Busted. The corners of drawers are vulnerable, and it is common to see their edges chipped out like this.

The Stages of Wear

We have seen that except for a bump or a scratch, wear seldom happens all at once. It is cumulative and as a result, goes through stages. Regular rubbing or touching first creates a smooth polish in the finish. These places will be more reflective, and show up as highlights. In time, rubbing or touching will wear through a finish, exposing the wood below. Now, the wood begins to wear. Crisp edges and sharp corners will soften and become round.

The next stage in the process is like the effect of water wearing away rock. Many species (especially pine) have softer early wood and harder late wood. In other words, unlike plastic, many species of wood are not a single consistency. Softer areas will wear away, leaving the harder parts standing proud. Knots are hard and they wear much more slowly than surrounding wood. The result of slow wear on wood is a smooth but textured surface – a surface that tells your fictional history with the voice of the ages. 

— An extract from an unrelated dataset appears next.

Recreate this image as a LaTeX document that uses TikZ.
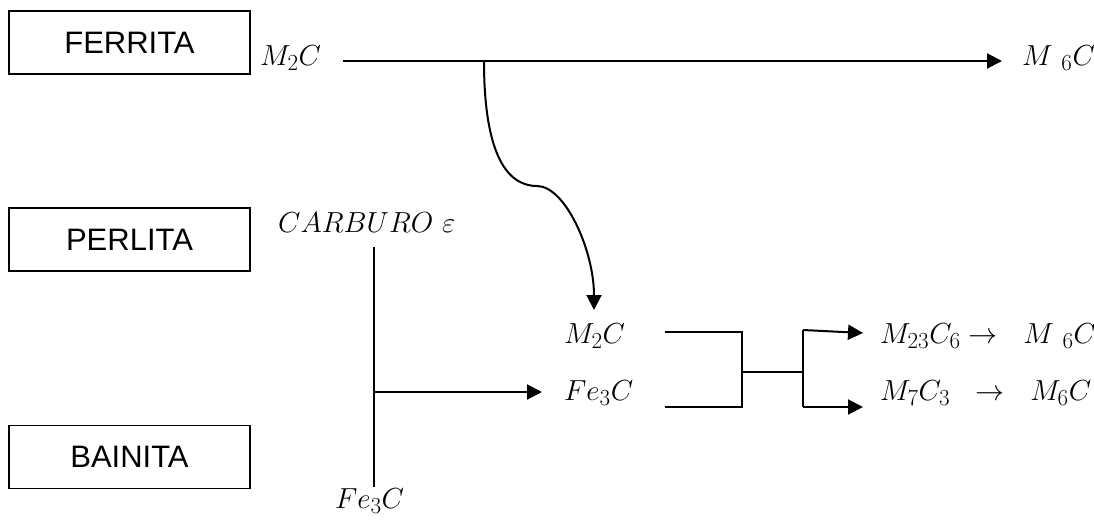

On purpose? The wear on this crest is almost a perfect straight line and looks like it was done on purpose, but it’s from the piece’s high, narrow shape.

Wood that is bumped repeatedly (as by cleaning instruments) wears differently.  This is what happens over a long period of time. At first bumps bruise, crush and bend fibers. Additional bumps cause even more of this and eventually begin to loosen fibers. More bumping will break off these loose fibers, exposing those below. The exposed wood is not smooth, but rough. The rate at which this erosion happens also depends on the species. Very hard woods such as maple hold up better than softer woods.

Good luck creating your fictional histories. Remember, the life of a typical piece of furniture is a lot like ours. While all sorts of things happen to people, seldom does everything happen to one person. Tell a good story, but don’t get carried away. Keep it believable.